Dünyanın En Büyük Yapay Güneşi
Fosil yakıtlara olan bağımlılığı ortadan kaldırmak için farklı enerji kaynakları arayışına giren Almanya, geçtiğimiz günlerde ilginç bir sistem geliştirdi.
Fosil yakıtlara olan bağımlılığı ortadan kaldırmak için farklı enerji kaynakları arayışına giren Almanya, geçtiğimiz günlerde ilginç bir sistem geliştirdi. Alman Uzay ve Havacılık Merkezi’nde görev yapan bilim insanları, genellikle sinemalarda kullanılan ksenon ark lambalarından 149 tanesini bal peteği şeklinde yerleştirip bunların hepsini aynı anda açarak dünyadaki en büyük yapay güneşi oluşturmayı başardı.
Güneş ve rüzgar enerjisi açısından yeterli kapasiteye sahip olmayan Almanya, fosil yakıt kullanımını azaltırken ortaya çıkacak açığı kapatmak için füzyon enerjisi gibi farklı alanlarda çalışmalara yönelmişti. Yetkililer şimdi ise enerji ihtiyacını, kullanımı esnasında sera gazı salınımına neden olmayan hidrojenden karşılamak istiyorlar, ancak evrende en çok bulunan element olan hidrojen gezegenimizde az miktarda bulunuyor. Şu an hidrojeni kullanmak için sadece elektroliz işlemi ile sudaki hidrojen elementlerini elde etmek mümkün ve Alman bilim adamları geliştirdikleri ‘’Synlight’’ isimli bu yapay güneşi hidrojen elde etmede kullanmak istiyorlar.
Synlight, üzerinde bulunan 149 ksenon ark lambasının aynı anda 20cm²’lik bir alana doğru çalıştırılmasıyla doğal güneş ışığından 10.000 kat daha yoğun olan ve 3500°C’ye varan bir güç uyguluyor. Bu sayede sistem; ekibe, doğal güneş ışığının su moleküllerine etkin bir şekilde nasıl uygulanabileceğini araştırmakla birlikte hali hazırda kullanılan güneş panellerinin nasıl daha verimli hale gelebileceğini tespit etme imkanı sunuyor.
Tabi sistem şimdilik sadece araştırmalar ve ortaya yeni bir enerji kaynağı çıkarmak için kullanılıyor, ancak yine de sistemin kullanılmasını oldukça zor kılan unsurlar var. İlk olarak sistemin çalışması için çok yüksek miktarlarda enerjiye ihtiyaç duyuluyor.

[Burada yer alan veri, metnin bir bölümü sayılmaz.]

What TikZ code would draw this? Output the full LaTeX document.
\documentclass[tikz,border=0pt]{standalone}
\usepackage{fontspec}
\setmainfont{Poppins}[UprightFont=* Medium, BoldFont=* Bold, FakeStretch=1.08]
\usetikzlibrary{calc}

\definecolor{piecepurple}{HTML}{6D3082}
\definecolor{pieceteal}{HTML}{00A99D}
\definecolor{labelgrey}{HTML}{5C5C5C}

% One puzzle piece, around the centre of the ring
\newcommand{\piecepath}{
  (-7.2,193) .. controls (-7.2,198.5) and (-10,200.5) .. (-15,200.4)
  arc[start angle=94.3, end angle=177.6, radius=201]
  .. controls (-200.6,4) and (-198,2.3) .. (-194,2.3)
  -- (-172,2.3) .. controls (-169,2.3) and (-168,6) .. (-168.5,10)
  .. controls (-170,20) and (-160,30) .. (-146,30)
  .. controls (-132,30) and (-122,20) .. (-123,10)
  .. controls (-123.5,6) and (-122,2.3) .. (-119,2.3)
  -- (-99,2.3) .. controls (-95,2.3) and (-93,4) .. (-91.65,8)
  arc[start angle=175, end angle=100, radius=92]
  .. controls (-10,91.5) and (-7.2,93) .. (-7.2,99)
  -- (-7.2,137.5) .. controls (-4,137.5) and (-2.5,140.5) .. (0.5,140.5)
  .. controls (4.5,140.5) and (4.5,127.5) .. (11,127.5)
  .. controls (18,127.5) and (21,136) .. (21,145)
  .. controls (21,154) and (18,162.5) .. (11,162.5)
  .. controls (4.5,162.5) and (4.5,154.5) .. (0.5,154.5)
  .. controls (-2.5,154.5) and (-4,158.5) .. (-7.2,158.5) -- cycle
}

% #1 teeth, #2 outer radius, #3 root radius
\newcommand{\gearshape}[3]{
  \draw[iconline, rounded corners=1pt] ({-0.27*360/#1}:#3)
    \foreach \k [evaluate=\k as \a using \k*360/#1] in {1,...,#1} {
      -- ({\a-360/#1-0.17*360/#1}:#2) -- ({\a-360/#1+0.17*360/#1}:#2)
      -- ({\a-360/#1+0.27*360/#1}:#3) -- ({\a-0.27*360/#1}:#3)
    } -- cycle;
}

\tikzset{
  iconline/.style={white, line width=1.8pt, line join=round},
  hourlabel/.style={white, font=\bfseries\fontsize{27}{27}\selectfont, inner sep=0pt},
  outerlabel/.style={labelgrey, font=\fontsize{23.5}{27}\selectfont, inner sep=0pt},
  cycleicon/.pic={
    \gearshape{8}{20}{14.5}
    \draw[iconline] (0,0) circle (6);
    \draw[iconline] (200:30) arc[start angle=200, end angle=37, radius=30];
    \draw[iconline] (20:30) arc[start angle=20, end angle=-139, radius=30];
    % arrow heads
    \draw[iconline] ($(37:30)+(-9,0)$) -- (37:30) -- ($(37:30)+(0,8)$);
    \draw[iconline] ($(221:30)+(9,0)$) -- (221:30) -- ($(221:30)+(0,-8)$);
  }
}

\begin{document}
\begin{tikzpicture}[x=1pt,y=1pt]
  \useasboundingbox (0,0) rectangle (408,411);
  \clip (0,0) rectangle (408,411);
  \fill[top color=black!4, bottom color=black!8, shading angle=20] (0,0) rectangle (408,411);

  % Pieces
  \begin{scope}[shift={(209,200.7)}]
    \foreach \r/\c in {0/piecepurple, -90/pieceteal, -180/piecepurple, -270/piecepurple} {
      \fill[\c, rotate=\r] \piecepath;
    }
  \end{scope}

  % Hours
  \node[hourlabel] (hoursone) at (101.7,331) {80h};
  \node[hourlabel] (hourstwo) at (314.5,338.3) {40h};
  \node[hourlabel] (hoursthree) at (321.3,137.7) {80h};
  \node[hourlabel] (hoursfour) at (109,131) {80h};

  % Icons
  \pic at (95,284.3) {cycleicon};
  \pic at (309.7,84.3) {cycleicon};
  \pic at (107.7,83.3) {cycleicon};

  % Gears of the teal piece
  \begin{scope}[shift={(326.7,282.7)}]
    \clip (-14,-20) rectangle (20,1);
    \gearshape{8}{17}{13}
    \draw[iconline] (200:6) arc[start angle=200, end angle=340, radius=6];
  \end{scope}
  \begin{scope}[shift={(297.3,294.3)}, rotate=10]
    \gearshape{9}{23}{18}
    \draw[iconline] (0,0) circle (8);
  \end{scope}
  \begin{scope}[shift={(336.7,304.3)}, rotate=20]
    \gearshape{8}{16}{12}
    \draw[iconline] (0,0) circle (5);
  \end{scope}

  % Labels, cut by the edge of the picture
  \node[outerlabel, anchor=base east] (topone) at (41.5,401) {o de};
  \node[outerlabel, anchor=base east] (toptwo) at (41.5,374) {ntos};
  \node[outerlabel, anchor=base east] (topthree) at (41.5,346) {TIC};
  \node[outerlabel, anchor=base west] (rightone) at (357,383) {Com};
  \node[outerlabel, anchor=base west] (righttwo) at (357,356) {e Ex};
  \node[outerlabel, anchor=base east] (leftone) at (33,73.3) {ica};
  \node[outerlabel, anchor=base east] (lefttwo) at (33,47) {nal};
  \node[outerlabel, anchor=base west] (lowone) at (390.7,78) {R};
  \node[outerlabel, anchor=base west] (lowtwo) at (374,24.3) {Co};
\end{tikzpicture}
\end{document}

Araştırmacıların verdikleri bilgilere göre, Synlight sadece 4 saat çalıştığında 4 kişilik bir hanenin 1 yıl boyunca tükettiği elektriği harcamış oluyor. İkinci problem ise Synlight kullanılırken çok dikkatli olmak gerekiyor, zira Profesör Bernard Hoffschmidt’in dediği gibi sistem açıkken odaya girildiği anda bu yüksek güç karşısında insan bedeni yok olma tehlikesiyle karşı karşıya geliyor . Ayrıca deneyler, görevli bilim insanlarının zarar uğramaması için koruyucu radyasyon odalarında gerçekleştiriliyor, bu ekibin müdahale imkanını kısıtlıyor.
Şimdilik Synligth’ın enerji ihtiyacını çözmekten ziyade Güneş hakkındaki sorulara cevap verecek şekilde kullanılması bekleniyor.
Uzay yolculuğu yapacak uzay ekipmanlarının yolculuk öncesinde Synlight ile test edilmesi şu an için Synlight’ın üstlenebileceği en işlevsel görev olarak nitelendiriliyor.